The government defines a pedestrian as any person on foot, walking, running, jogging, hiking, sitting or lying down who is involved in a vehicle incident.

Based on current data, the GHSA estimates the number of pedestrians killed in 2017 will total 5,984, only three deaths short of the 5,987 killed in 2016. Compare those numbers to stats from 2009 when 4,109 pedestrian deaths were recorded.

Researchers say two recent trends correlate with the increase in pedestrian deaths, and although correlation doesn't imply causation, the increased use of smartphones and weed will be looked at in a search for answers.

The GHSA admits the latest study doesn't find a definitive link between pedestrian fatalities and legalization of recreational marijuana or the use of phones, but researchers note there has been a 236 percent increase in smartphone use from 2010 to 2016.

Additionally, the seven states and D.C. that legalized recreational marijuana from 2012 to 2016 experienced a 16.4 percent increase in pedestrian fatalities for the first half of 2017, while all other states saw a combined 5.8 percent decrease.

As researchers look at ways to decrease pedestrian deaths, one city created new regulations for 2018 for just that purpose.

Montclair, California, made it illegal to cross the street if talking on a phone, while viewing any mobile electronic device or if both ears are covered by personal audio equipment. Montclair leaders say the new regulations will hopefully cut down on distracted pedestrian incidents.
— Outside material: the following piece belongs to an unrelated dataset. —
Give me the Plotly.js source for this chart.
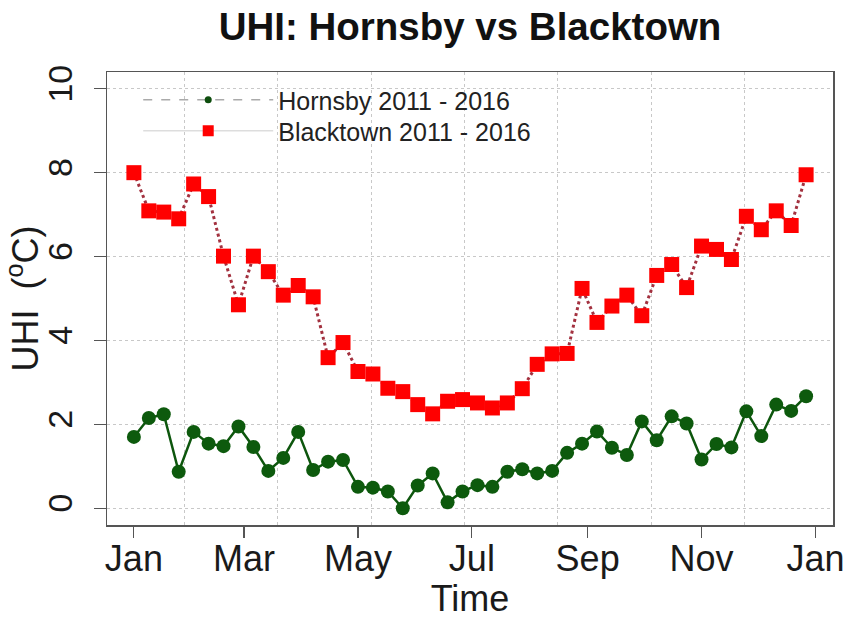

The new regulations define "viewing" as looking in the direction of the screen of a mobile electronic device, and a pedestrian is "a person who is on foot or who is using a skateboard, roller skates, wheelchairs, or any other propelled means of transport that is not a bicycle."

Also included are people using electric wheelchairs or scooters, but there are exceptions to the law. Making 911 calls or emergency first responders using mobile devices will still be able to use the devices without getting into trouble.

City leaders further say that people shouldn't believe they will simply get off with a warning for a first offense because the first violation will cost $100 and a second violation could be up to $200.